### SOURCE EXCERPT
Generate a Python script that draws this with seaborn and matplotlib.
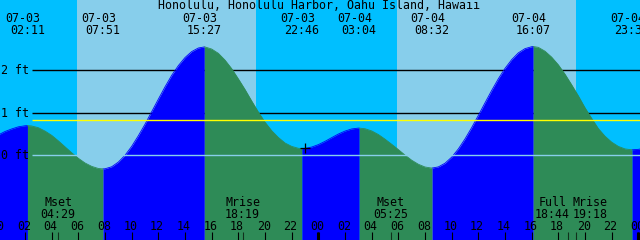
import numpy as np
import pandas as pd
import matplotlib
matplotlib.use("Agg")
import matplotlib.pyplot as plt
import seaborn as sns

# ---------------- data ----------------
title = "Honolulu, Honolulu Harbor, Oahu Island, Hawaii"

# water level (ft) read every half hour, starting 07-03 00:00
curve_step_h = 0.5
curve_ft = [0.48, 0.56, 0.62, 0.67, 0.695, 0.69, 0.65, 0.57, 0.47, 0.34,
            0.20, 0.06, -0.07, -0.18, -0.26, -0.31, -0.317, -0.27, -0.16, 0.00,
            0.21, 0.46, 0.73, 1.025, 1.32, 1.61, 1.88, 2.11, 2.30, 2.44,
            2.525, 2.55, 2.50, 2.40, 2.24, 2.04, 1.80, 1.55, 1.28, 1.02,
            0.78, 0.58, 0.42, 0.29, 0.21, 0.165, 0.163, 0.194, 0.251, 0.328,
            0.415, 0.50, 0.57, 0.62, 0.64, 0.625, 0.574, 0.49, 0.38, 0.26,
            0.135, 0.005, -0.115, -0.21, -0.275, -0.30, -0.273, -0.187, -0.044, 0.149,
            0.385, 0.651, 0.938, 1.234, 1.525, 1.80, 2.045, 2.25, 2.41, 2.51,
            2.555, 2.54, 2.45, 2.31, 2.13, 1.91, 1.66, 1.40, 1.12, 0.87,
            0.63, 0.45, 0.31, 0.21, 0.15, 0.13, 0.14, 0.17, 0.20]

event_dates = ["07-03", "07-03", "07-03", "07-03", "07-04", "07-04", "07-04", "07-04"]
event_times = ["02:11", "07:51", "15:27", "22:46", "03:04", "08:32", "16:07", "23:32"]
event_kind = ["H", "L", "H", "L", "H", "L", "H", "L"]
event_ft = [0.70, -0.32, 2.55, 0.16, 0.64, -0.30, 2.56, 0.13]

moon_names = ["Mset", "Mrise", "Mset", "Full", "Mrise"]
moon_dates = ["07-03", "07-03", "07-04", "07-04", "07-04"]
moon_times = ["04:29", "18:19", "05:25", "18:44", "19:18"]

sun_dates = ["07-03", "07-04"]
sunrise_times = ["05:54", "05:54"]
sunset_times = ["19:20", "19:20"]

now_date, now_time, now_ft = "07-03", "23:02", 0.165

grid_ft = [1, 2]
datum_ft = 0
msl_ft = 0.82
ylabel_ft = [2, 1, 0]
ylabel_text = ["2 ft", "1 ft", "0 ft"]
hour_ticks = list(range(0, 49, 2))
hour_labels = ["%02d" % (h % 24) for h in hour_ticks]
midnights = [0, 24, 48]

# ---------------- styles / layout ----------------
C_NIGHT = "#00BFFF"
C_DAY = "#87CEEB"
C_RISE = "#0000FF"
C_FALL = "#2E8B57"
C_MSL = "#FFFF00"
C_DATUM = "#87CEEB"
C_TEXT = "black"
FONT = "DejaVu Sans Mono"
FS = 8.4
W, H = 640, 240
PX_PER_H = 13.333
X0_PX = -1.67          # pixel of 07-03 00:00
FT0_PX = 155.3          # pixel row of 0 ft
PX_PER_FT = 42.5


def to_h(d, t):
    day = int(d[3:]) - 3
    hh, mm = t.split(":")
    return day * 24 + int(hh) + int(mm) / 60.0


def px_to_h(px):
    return (px - X0_PX) / PX_PER_H


def ypx(p):  # pixel row from top -> axes fraction
    return 1 - p / H


sns.set_style("white")
plt.rcParams["font.family"] = [FONT, "DejaVu Sans"]
plt.rcParams["text.color"] = C_TEXT

fig = plt.figure(figsize=(W / 100, H / 100), dpi=100)
ax = fig.add_axes([0, 0, 1, 1])
xmin, xmax = px_to_h(0), px_to_h(W)
ymin = (FT0_PX - H) / PX_PER_FT
ymax = FT0_PX / PX_PER_FT
fig.patch.set_facecolor(C_NIGHT)
ax.add_patch(plt.Rectangle((0, 0), 1, 1, transform=ax.transAxes,
                           color=C_NIGHT, zorder=-2))

# daylight
for d, r, s in zip(sun_dates, sunrise_times, sunset_times):
    ax.axvspan(to_h(d, r), to_h(d, s), color=C_DAY, lw=0, zorder=-1)

# grid lines behind water
line_start = px_to_h(32)
ax.hlines(grid_ft, line_start, xmax, color="black", lw=1.0, zorder=1)

# build curve table
ev_h = [to_h(d, t) for d, t in zip(event_dates, event_times)]
hours = np.arange(len(curve_ft)) * curve_step_h
bounds = [hours[0]] + ev_h + [hours[-1]]
ends_kind = event_kind + ["H"]   # kind of event that closes each segment
rows = []
for i in range(len(bounds) - 1):
    a, b = bounds[i], bounds[i + 1]
    phase = "rising" if ends_kind[i] == "H" else "falling"
    pts = [(h, v) for h, v in zip(hours, curve_ft) if a < h < b]
    pts.insert(0, (a, event_ft[i - 1] if i > 0 else curve_ft[0]))
    pts.append((b, event_ft[i] if i < len(ev_h) else curve_ft[-1]))
    for h, v in pts:
        rows.append({"hour": h, "ft": v, "phase": phase, "seg": i})
df = pd.DataFrame(rows)

palette = {"rising": C_RISE, "falling": C_FALL}
for seg, g in df.groupby("seg"):
    ax.fill_between(g["hour"], g["ft"], ymin - 1, color=palette[g["phase"].iloc[0]],
                    lw=0, zorder=2)
sns.lineplot(data=df, x="hour", y="ft", hue="phase", units="seg", estimator=None,
             palette=palette, lw=0.6, legend=False, ax=ax, zorder=2.1, sort=False)
ax.set_xlim(xmin, xmax)
ax.set_ylim(ymin, ymax)
ax.axis("off")

# datum and MSL lines over water
ax.hlines([datum_ft], line_start, xmax, color=C_DATUM, lw=1.0, zorder=3)
ax.hlines([msl_ft], line_start, xmax, color=C_MSL, lw=1.0, zorder=3)

# current time mark
ax.plot([to_h(now_date, now_time)], [now_ft], marker="+", color="black",
        ms=6.5, mew=0.9, zorder=4)

xt = ax.get_xaxis_transform()
tkw = dict(transform=xt, va="baseline", fontsize=FS, family=FONT,
           color=C_TEXT, zorder=5)

# y labels
for v, s in zip(ylabel_ft, ylabel_text):
    base = FT0_PX - v * PX_PER_FT + 4.1
    ax.text(px_to_h(1), ypx(base), s, ha="left", **tkw)

# title
ax.text(px_to_h(319), ypx(9.3), title, ha="center", **tkw)

# tide event labels
for h, d, t in zip(ev_h, event_dates, event_times):
    ax.text(h - 4.3 / PX_PER_H, ypx(21.7), d, ha="center", **tkw)
    ax.text(h, ypx(34.0), t, ha="center", **tkw)

# hour ticks and labels
tick_len = 8 / H
ax.vlines(hour_ticks, 0, tick_len, transform=xt, color="black", lw=0.8, zorder=5)
ax.vlines(midnights, 0, tick_len, transform=xt, color="black", lw=2.2, zorder=5)
for h, s in zip(hour_ticks, hour_labels):
    ax.text(h - 1.2 / PX_PER_H, ypx(230.0), s, ha="center", **tkw)

# moon events
moon_h = [to_h(d, t) for d, t in zip(moon_dates, moon_times)]
moon_shift_px = [0, 0, 0, -15.5, 14.2]
ax.vlines(moon_h, 0, tick_len, transform=xt, color="#10301c", lw=0.8, zorder=5)
for h, n, t, sh in zip(moon_h, moon_names, moon_times, moon_shift_px):
    hx = h + sh / PX_PER_H
    ax.text(hx, ypx(206.0), n, ha="center", **tkw)
    ax.text(hx, ypx(217.7), t, ha="center", **tkw)

fig.savefig("out.png", dpi=100, facecolor=C_NIGHT)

### WHAT IS BEING ASKED
Copy each line above precisely, dropping the pictures.

### RESULT OF THE EXERCISE
Generate a Python script that draws this with seaborn and matplotlib.
import numpy as np
import pandas as pd
import matplotlib
matplotlib.use("Agg")
import matplotlib.pyplot as plt
import seaborn as sns

# ---------------- data ----------------
title = "Honolulu, Honolulu Harbor, Oahu Island, Hawaii"

# water level (ft) read every half hour, starting 07-03 00:00
curve_step_h = 0.5
curve_ft = [0.48, 0.56, 0.62, 0.67, 0.695, 0.69, 0.65, 0.57, 0.47, 0.34,
            0.20, 0.06, -0.07, -0.18, -0.26, -0.31, -0.317, -0.27, -0.16, 0.00,
            0.21, 0.46, 0.73, 1.025, 1.32, 1.61, 1.88, 2.11, 2.30, 2.44,
            2.525, 2.55, 2.50, 2.40, 2.24, 2.04, 1.80, 1.55, 1.28, 1.02,
            0.78, 0.58, 0.42, 0.29, 0.21, 0.165, 0.163, 0.194, 0.251, 0.328,
            0.415, 0.50, 0.57, 0.62, 0.64, 0.625, 0.574, 0.49, 0.38, 0.26,
            0.135, 0.005, -0.115, -0.21, -0.275, -0.30, -0.273, -0.187, -0.044, 0.149,
            0.385, 0.651, 0.938, 1.234, 1.525, 1.80, 2.045, 2.25, 2.41, 2.51,
            2.555, 2.54, 2.45, 2.31, 2.13, 1.91, 1.66, 1.40, 1.12, 0.87,
            0.63, 0.45, 0.31, 0.21, 0.15, 0.13, 0.14, 0.17, 0.20]

event_dates = ["07-03", "07-03", "07-03", "07-03", "07-04", "07-04", "07-04", "07-04"]
event_times = ["02:11", "07:51", "15:27", "22:46", "03:04", "08:32", "16:07", "23:32"]
event_kind = ["H", "L", "H", "L", "H", "L", "H", "L"]
event_ft = [0.70, -0.32, 2.55, 0.16, 0.64, -0.30, 2.56, 0.13]

moon_names = ["Mset", "Mrise", "Mset", "Full", "Mrise"]
moon_dates = ["07-03", "07-03", "07-04", "07-04", "07-04"]
moon_times = ["04:29", "18:19", "05:25", "18:44", "19:18"]

sun_dates = ["07-03", "07-04"]
sunrise_times = ["05:54", "05:54"]
sunset_times = ["19:20", "19:20"]

now_date, now_time, now_ft = "07-03", "23:02", 0.165

grid_ft = [1, 2]
datum_ft = 0
msl_ft = 0.82
ylabel_ft = [2, 1, 0]
ylabel_text = ["2 ft", "1 ft", "0 ft"]
hour_ticks = list(range(0, 49, 2))
hour_labels = ["%02d" % (h % 24) for h in hour_ticks]
midnights = [0, 24, 48]

# ---------------- styles / layout ----------------
C_NIGHT = "#00BFFF"
C_DAY = "#87CEEB"
C_RISE = "#0000FF"
C_FALL = "#2E8B57"
C_MSL = "#FFFF00"
C_DATUM = "#87CEEB"
C_TEXT = "black"
FONT = "DejaVu Sans Mono"
FS = 8.4
W, H = 640, 240
PX_PER_H = 13.333
X0_PX = -1.67          # pixel of 07-03 00:00
FT0_PX = 155.3          # pixel row of 0 ft
PX_PER_FT = 42.5


def to_h(d, t):
    day = int(d[3:]) - 3
    hh, mm = t.split(":")
    return day * 24 + int(hh) + int(mm) / 60.0


def px_to_h(px):
    return (px - X0_PX) / PX_PER_H


def ypx(p):  # pixel row from top -> axes fraction
    return 1 - p / H


sns.set_style("white")
plt.rcParams["font.family"] = [FONT, "DejaVu Sans"]
plt.rcParams["text.color"] = C_TEXT

fig = plt.figure(figsize=(W / 100, H / 100), dpi=100)
ax = fig.add_axes([0, 0, 1, 1])
xmin, xmax = px_to_h(0), px_to_h(W)
ymin = (FT0_PX - H) / PX_PER_FT
ymax = FT0_PX / PX_PER_FT
fig.patch.set_facecolor(C_NIGHT)
ax.add_patch(plt.Rectangle((0, 0), 1, 1, transform=ax.transAxes,
                           color=C_NIGHT, zorder=-2))

# daylight
for d, r, s in zip(sun_dates, sunrise_times, sunset_times):
    ax.axvspan(to_h(d, r), to_h(d, s), color=C_DAY, lw=0, zorder=-1)

# grid lines behind water
line_start = px_to_h(32)
ax.hlines(grid_ft, line_start, xmax, color="black", lw=1.0, zorder=1)

# build curve table
ev_h = [to_h(d, t) for d, t in zip(event_dates, event_times)]
hours = np.arange(len(curve_ft)) * curve_step_h
bounds = [hours[0]] + ev_h + [hours[-1]]
ends_kind = event_kind + ["H"]   # kind of event that closes each segment
rows = []
for i in range(len(bounds) - 1):
    a, b = bounds[i], bounds[i + 1]
    phase = "rising" if ends_kind[i] == "H" else "falling"
    pts = [(h, v) for h, v in zip(hours, curve_ft) if a < h < b]
    pts.insert(0, (a, event_ft[i - 1] if i > 0 else curve_ft[0]))
    pts.append((b, event_ft[i] if i < len(ev_h) else curve_ft[-1]))
    for h, v in pts:
        rows.append({"hour": h, "ft": v, "phase": phase, "seg": i})
df = pd.DataFrame(rows)

palette = {"rising": C_RISE, "falling": C_FALL}
for seg, g in df.groupby("seg"):
    ax.fill_between(g["hour"], g["ft"], ymin - 1, color=palette[g["phase"].iloc[0]],
                    lw=0, zorder=2)
sns.lineplot(data=df, x="hour", y="ft", hue="phase", units="seg", estimator=None,
             palette=palette, lw=0.6, legend=False, ax=ax, zorder=2.1, sort=False)
ax.set_xlim(xmin, xmax)
ax.set_ylim(ymin, ymax)
ax.axis("off")

# datum and MSL lines over water
ax.hlines([datum_ft], line_start, xmax, color=C_DATUM, lw=1.0, zorder=3)
ax.hlines([msl_ft], line_start, xmax, color=C_MSL, lw=1.0, zorder=3)

# current time mark
ax.plot([to_h(now_date, now_time)], [now_ft], marker="+", color="black",
        ms=6.5, mew=0.9, zorder=4)

xt = ax.get_xaxis_transform()
tkw = dict(transform=xt, va="baseline", fontsize=FS, family=FONT,
           color=C_TEXT, zorder=5)

# y labels
for v, s in zip(ylabel_ft, ylabel_text):
    base = FT0_PX - v * PX_PER_FT + 4.1
    ax.text(px_to_h(1), ypx(base), s, ha="left", **tkw)

# title
ax.text(px_to_h(319), ypx(9.3), title, ha="center", **tkw)

# tide event labels
for h, d, t in zip(ev_h, event_dates, event_times):
    ax.text(h - 4.3 / PX_PER_H, ypx(21.7), d, ha="center", **tkw)
    ax.text(h, ypx(34.0), t, ha="center", **tkw)

# hour ticks and labels
tick_len = 8 / H
ax.vlines(hour_ticks, 0, tick_len, transform=xt, color="black", lw=0.8, zorder=5)
ax.vlines(midnights, 0, tick_len, transform=xt, color="black", lw=2.2, zorder=5)
for h, s in zip(hour_ticks, hour_labels):
    ax.text(h - 1.2 / PX_PER_H, ypx(230.0), s, ha="center", **tkw)

# moon events
moon_h = [to_h(d, t) for d, t in zip(moon_dates, moon_times)]
moon_shift_px = [0, 0, 0, -15.5, 14.2]
ax.vlines(moon_h, 0, tick_len, transform=xt, color="#10301c", lw=0.8, zorder=5)
for h, n, t, sh in zip(moon_h, moon_names, moon_times, moon_shift_px):
    hx = h + sh / PX_PER_H
    ax.text(hx, ypx(206.0), n, ha="center", **tkw)
    ax.text(hx, ypx(217.7), t, ha="center", **tkw)

fig.savefig("out.png", dpi=100, facecolor=C_NIGHT)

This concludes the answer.